Larry Walker put up three or four of the most remarkable offensive seasons in baseball history while playing in the pre-humidor Coors Field. I’ve tried to make this point many times in many ways, but I don’t know if I ever have fully made it: The number effects that people attribute to steroids can be reproduced simply and legally with a great hitters park or a livelier baseball. Walker was a very good player in Montreal from 1990 to 1994 — his OPS+ was 130, and in 1994 he hit .322 and led the league in doubles with 44. He could hit a baseball hard.
Then he went to Coors and in 1997 he hit .366 with 46 doubles, 49 homers … you know how many other players in baseball history have hit .350 or better with 45 doubles AND 45 homers in the same season? One. Lou Gehrig in 1927. It was pure lunacy.

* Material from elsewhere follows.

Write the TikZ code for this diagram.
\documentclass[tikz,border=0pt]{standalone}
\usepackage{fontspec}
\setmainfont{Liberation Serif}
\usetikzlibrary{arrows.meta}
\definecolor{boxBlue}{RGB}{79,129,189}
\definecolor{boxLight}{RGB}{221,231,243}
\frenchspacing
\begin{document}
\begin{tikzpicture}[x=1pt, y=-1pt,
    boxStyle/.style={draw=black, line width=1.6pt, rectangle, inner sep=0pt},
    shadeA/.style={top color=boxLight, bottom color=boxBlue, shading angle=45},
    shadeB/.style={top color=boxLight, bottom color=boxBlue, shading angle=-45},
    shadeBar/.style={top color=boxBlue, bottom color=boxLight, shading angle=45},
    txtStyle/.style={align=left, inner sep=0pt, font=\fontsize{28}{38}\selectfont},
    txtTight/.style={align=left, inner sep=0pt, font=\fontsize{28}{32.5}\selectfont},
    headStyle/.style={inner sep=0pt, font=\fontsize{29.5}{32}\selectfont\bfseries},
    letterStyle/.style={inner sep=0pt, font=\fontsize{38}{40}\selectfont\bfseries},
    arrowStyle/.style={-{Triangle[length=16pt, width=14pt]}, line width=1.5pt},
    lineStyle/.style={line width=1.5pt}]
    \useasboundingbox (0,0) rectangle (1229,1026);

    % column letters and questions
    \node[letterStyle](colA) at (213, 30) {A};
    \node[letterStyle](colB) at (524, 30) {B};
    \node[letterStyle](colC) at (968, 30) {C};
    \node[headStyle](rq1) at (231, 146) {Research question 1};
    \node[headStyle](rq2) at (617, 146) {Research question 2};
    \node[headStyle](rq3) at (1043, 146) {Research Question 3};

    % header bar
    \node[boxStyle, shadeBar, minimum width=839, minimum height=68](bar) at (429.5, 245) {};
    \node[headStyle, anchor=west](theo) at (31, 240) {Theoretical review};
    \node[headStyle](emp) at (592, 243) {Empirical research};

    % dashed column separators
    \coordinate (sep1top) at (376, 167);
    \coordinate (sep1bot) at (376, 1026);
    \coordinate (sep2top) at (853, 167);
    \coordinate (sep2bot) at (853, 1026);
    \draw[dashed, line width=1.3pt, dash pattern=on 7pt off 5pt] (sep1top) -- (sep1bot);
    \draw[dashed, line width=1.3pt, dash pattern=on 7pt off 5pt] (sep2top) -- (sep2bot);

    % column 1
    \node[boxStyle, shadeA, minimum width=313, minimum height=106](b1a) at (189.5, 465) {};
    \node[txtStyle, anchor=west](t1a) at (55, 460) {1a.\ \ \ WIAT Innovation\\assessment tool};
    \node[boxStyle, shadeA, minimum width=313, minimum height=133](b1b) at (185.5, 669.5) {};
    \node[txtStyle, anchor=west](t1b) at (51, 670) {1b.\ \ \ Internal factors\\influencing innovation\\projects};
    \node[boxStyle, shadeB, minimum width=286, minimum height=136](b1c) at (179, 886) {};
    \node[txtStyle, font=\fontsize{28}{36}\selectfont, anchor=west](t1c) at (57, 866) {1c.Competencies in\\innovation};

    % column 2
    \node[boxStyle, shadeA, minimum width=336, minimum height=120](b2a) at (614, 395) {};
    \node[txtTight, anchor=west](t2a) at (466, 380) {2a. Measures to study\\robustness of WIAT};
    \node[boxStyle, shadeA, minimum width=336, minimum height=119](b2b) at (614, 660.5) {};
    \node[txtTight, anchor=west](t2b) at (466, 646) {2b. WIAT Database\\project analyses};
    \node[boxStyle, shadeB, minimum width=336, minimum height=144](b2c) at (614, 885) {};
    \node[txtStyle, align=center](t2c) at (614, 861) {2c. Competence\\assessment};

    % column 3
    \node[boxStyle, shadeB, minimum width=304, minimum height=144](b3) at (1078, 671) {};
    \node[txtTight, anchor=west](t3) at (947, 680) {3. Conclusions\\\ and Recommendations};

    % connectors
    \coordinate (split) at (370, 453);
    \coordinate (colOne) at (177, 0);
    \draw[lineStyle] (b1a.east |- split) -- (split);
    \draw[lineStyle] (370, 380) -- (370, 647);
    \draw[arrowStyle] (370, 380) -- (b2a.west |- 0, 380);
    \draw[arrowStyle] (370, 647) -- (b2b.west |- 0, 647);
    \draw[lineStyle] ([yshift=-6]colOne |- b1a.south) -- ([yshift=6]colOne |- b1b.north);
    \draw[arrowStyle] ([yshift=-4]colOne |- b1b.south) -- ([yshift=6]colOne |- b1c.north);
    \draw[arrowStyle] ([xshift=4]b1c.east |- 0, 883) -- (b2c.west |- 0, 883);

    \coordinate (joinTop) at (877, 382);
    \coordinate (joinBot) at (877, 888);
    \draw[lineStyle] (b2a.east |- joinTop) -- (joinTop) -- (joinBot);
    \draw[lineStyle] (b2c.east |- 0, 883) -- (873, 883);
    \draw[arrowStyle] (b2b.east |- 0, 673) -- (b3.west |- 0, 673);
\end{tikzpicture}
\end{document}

So what did Walker do the next year? He hit .363. And the next? He hit .379/.458/.710 — you bet, he led the National League in the all three of those splits. In 2001, he hit .350 (led the league again) with 38 homers, 123 RBIs, 107 runs scored. In all, he hit .334/.425/.618 his years in Colorado.
How much of that was Coors Field? A lot of it. Over his career, Walker hit .381 at Coors Field and he slugged .710. Overall, Walker hit 70 points better at home (.348 to .278) and slugged 142 points higher at home (.637 to .495).
But if you have done your math, you know that I’m voting for Walker. I think he was a great all around player. His 140 career OPS+ — and that, of course, takes into account his ballpark — is significantly better than Dawson (119), Rickey Henderson (127), Rice (128), Tony Gwynn (132), Dave Winfield (130) and Kirby Puckett (124) — the outfielders who have been voted in since 2000. Obviously, they each have different cases (Henderson’s OPS+ is entirely beside the point when looking at his career), but it shows how good a hitter Walker was. His .278/.370/.495 split for road game certainly pales against his home numbers, but those are still very good road numbers — yes, he played in a good offensive era, but it’s worth point out that his road on-base percentage is better than George Brett’s CAREER on-base percentage, and that .495 road slugging is higher than Reggie Jackson’s CAREER slugging.
Walker was also a fabulous right fielder, based both on reputation (seven Gold Gloves) and numbers (his defensive WAR is 9.6 which is very high). He was an outstanding base runner and base stealer (he stole 230 bases at a 75% rate).
There are not many players in baseball history who were really good at everything. Larry Walker was really good at everything. Injuries shortened and interrupted his career, and he definitely got a huge numbers boost from his home park. But the Larry Walker I remember hit the ball hard, ran the bases brilliantly, played superior defense and kept finding ways to be productive even as his body was breaking down on him. He had a huge peak, and took advantage of his home ballpark to put up some of the best seasons in baseball history. For that, he got my 10th and final vote.